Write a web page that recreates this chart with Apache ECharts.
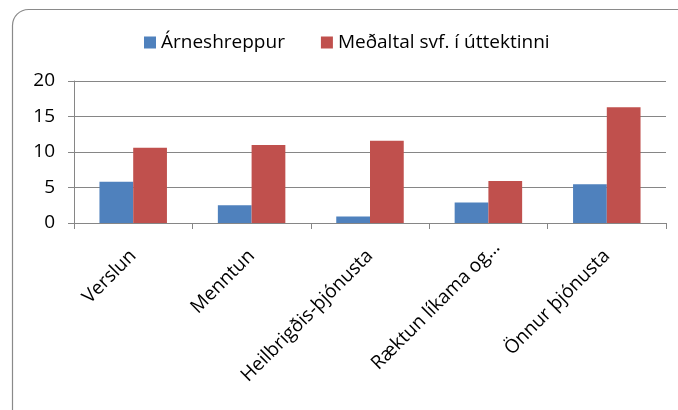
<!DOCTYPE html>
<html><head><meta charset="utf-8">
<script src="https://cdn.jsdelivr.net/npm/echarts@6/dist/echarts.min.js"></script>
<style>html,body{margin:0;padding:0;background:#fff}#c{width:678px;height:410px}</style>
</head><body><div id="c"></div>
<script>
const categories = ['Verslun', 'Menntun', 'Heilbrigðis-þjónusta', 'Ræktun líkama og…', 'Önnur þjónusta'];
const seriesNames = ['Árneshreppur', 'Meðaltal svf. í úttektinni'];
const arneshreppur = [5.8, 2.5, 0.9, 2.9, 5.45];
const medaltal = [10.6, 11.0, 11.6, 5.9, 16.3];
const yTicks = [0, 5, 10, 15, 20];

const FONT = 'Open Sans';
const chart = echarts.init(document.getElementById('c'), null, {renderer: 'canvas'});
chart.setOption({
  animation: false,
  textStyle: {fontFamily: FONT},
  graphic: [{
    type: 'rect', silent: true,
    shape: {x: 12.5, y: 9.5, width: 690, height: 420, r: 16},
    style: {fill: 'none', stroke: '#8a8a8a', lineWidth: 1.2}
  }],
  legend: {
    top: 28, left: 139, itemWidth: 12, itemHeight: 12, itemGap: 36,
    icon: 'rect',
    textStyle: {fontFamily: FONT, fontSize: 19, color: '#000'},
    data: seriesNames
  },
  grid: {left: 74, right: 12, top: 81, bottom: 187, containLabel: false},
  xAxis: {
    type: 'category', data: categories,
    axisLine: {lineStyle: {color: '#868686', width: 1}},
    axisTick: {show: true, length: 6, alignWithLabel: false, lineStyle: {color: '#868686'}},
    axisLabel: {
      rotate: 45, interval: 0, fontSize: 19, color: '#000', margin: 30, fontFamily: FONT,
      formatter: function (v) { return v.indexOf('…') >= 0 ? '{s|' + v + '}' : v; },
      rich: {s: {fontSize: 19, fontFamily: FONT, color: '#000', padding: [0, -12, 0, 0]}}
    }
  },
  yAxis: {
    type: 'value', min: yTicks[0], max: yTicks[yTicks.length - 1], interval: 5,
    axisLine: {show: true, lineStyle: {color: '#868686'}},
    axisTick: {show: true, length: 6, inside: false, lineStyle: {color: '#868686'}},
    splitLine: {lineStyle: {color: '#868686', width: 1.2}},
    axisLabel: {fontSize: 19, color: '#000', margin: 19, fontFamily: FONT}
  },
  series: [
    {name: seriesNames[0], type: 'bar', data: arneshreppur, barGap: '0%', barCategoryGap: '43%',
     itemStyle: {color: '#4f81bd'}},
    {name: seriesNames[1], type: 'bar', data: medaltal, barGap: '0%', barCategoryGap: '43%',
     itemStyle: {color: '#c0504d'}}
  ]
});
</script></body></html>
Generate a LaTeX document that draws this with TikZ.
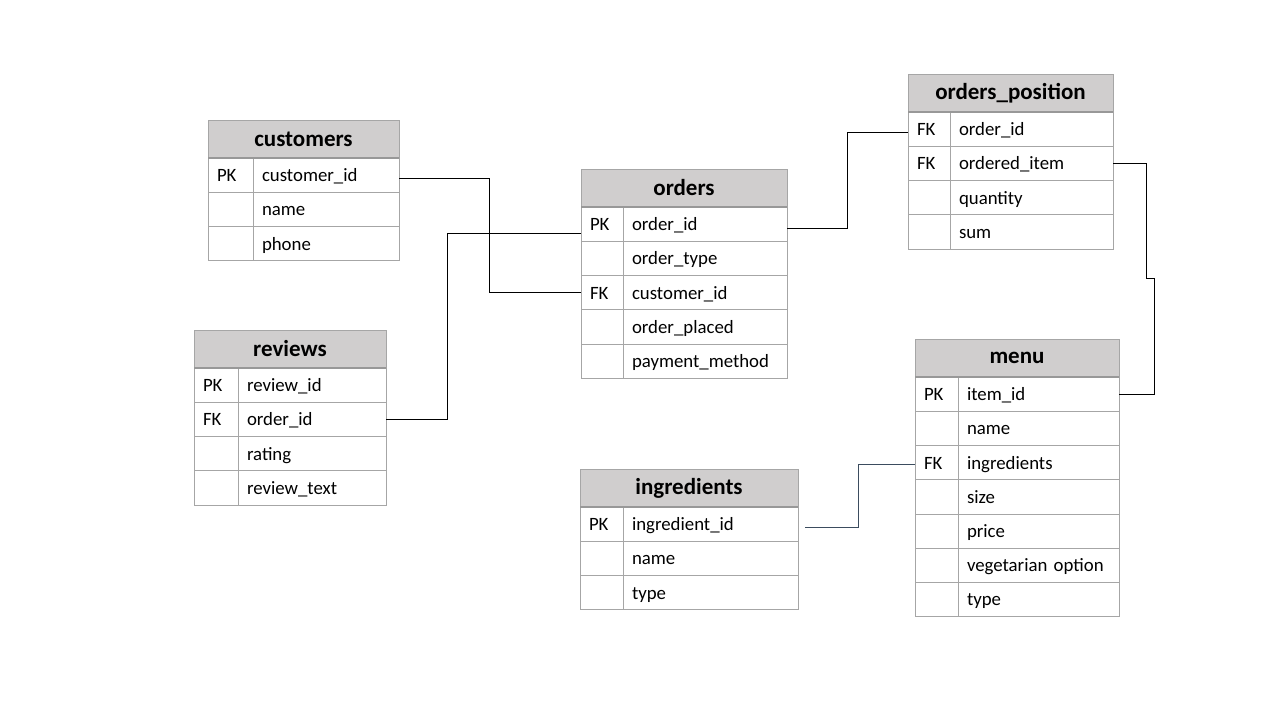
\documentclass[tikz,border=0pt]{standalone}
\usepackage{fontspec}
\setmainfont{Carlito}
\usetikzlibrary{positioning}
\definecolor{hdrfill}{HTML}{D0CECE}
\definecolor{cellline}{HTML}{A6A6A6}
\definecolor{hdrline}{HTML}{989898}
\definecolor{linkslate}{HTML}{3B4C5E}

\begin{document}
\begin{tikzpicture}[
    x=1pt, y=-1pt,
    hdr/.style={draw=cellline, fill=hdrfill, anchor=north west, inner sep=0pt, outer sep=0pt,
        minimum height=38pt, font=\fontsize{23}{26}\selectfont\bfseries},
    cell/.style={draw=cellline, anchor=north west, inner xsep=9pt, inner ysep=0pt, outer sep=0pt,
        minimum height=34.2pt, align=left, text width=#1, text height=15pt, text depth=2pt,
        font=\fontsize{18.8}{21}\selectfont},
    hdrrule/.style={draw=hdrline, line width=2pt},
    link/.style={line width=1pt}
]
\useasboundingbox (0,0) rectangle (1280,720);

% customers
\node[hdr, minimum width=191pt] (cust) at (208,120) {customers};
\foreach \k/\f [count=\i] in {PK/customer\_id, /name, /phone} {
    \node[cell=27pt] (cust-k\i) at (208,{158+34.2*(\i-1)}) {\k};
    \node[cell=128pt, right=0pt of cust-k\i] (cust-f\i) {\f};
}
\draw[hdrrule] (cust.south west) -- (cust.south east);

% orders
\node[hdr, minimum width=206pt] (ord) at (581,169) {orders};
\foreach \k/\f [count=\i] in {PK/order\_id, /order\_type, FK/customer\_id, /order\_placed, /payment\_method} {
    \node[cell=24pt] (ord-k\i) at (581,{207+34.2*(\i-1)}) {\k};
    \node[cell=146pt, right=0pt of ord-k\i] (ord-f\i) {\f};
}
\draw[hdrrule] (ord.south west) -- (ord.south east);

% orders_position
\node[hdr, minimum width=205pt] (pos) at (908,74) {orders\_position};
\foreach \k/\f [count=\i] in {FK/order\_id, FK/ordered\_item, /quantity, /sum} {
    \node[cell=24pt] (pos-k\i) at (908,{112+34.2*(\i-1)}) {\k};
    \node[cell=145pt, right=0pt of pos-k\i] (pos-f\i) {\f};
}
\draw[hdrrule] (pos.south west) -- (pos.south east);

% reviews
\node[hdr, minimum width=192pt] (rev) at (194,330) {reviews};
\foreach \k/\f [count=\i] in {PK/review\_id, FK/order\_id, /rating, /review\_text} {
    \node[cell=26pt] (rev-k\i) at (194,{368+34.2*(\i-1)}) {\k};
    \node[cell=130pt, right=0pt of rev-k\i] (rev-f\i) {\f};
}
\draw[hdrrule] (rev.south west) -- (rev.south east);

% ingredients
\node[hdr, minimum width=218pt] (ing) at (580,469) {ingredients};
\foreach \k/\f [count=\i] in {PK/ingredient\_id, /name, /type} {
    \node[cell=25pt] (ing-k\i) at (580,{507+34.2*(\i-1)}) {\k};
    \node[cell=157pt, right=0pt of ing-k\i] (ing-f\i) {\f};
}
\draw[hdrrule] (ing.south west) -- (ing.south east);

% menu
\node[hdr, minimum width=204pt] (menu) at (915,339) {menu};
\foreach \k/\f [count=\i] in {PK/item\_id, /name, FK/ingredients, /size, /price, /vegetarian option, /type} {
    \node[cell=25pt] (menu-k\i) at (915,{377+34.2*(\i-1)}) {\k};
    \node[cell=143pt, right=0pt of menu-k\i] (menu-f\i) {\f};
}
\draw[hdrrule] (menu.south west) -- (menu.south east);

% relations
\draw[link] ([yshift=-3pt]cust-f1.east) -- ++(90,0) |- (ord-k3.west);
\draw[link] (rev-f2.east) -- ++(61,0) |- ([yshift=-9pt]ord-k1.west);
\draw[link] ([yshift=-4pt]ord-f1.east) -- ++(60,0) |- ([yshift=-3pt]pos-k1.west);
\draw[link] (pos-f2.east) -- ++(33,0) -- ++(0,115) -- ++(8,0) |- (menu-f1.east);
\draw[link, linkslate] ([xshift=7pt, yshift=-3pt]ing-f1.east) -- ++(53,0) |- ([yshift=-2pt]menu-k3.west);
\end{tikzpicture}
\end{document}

## TASK TO CARRY OUT
Above this task is a listing with pictures in it. Retype only the lines from the one containing "Generate a LaTeX" through the one containing "(0,0) rectangle (1280,720);", both included, and not the pictures.

## FINISHED EXERCISE
Generate a LaTeX document that draws this with TikZ.
\documentclass[tikz,border=0pt]{standalone}
\usepackage{fontspec}
\setmainfont{Carlito}
\usetikzlibrary{positioning}
\definecolor{hdrfill}{HTML}{D0CECE}
\definecolor{cellline}{HTML}{A6A6A6}
\definecolor{hdrline}{HTML}{989898}
\definecolor{linkslate}{HTML}{3B4C5E}

\begin{document}
\begin{tikzpicture}[
    x=1pt, y=-1pt,
    hdr/.style={draw=cellline, fill=hdrfill, anchor=north west, inner sep=0pt, outer sep=0pt,
        minimum height=38pt, font=\fontsize{23}{26}\selectfont\bfseries},
    cell/.style={draw=cellline, anchor=north west, inner xsep=9pt, inner ysep=0pt, outer sep=0pt,
        minimum height=34.2pt, align=left, text width=#1, text height=15pt, text depth=2pt,
        font=\fontsize{18.8}{21}\selectfont},
    hdrrule/.style={draw=hdrline, line width=2pt},
    link/.style={line width=1pt}
]
\useasboundingbox (0,0) rectangle (1280,720);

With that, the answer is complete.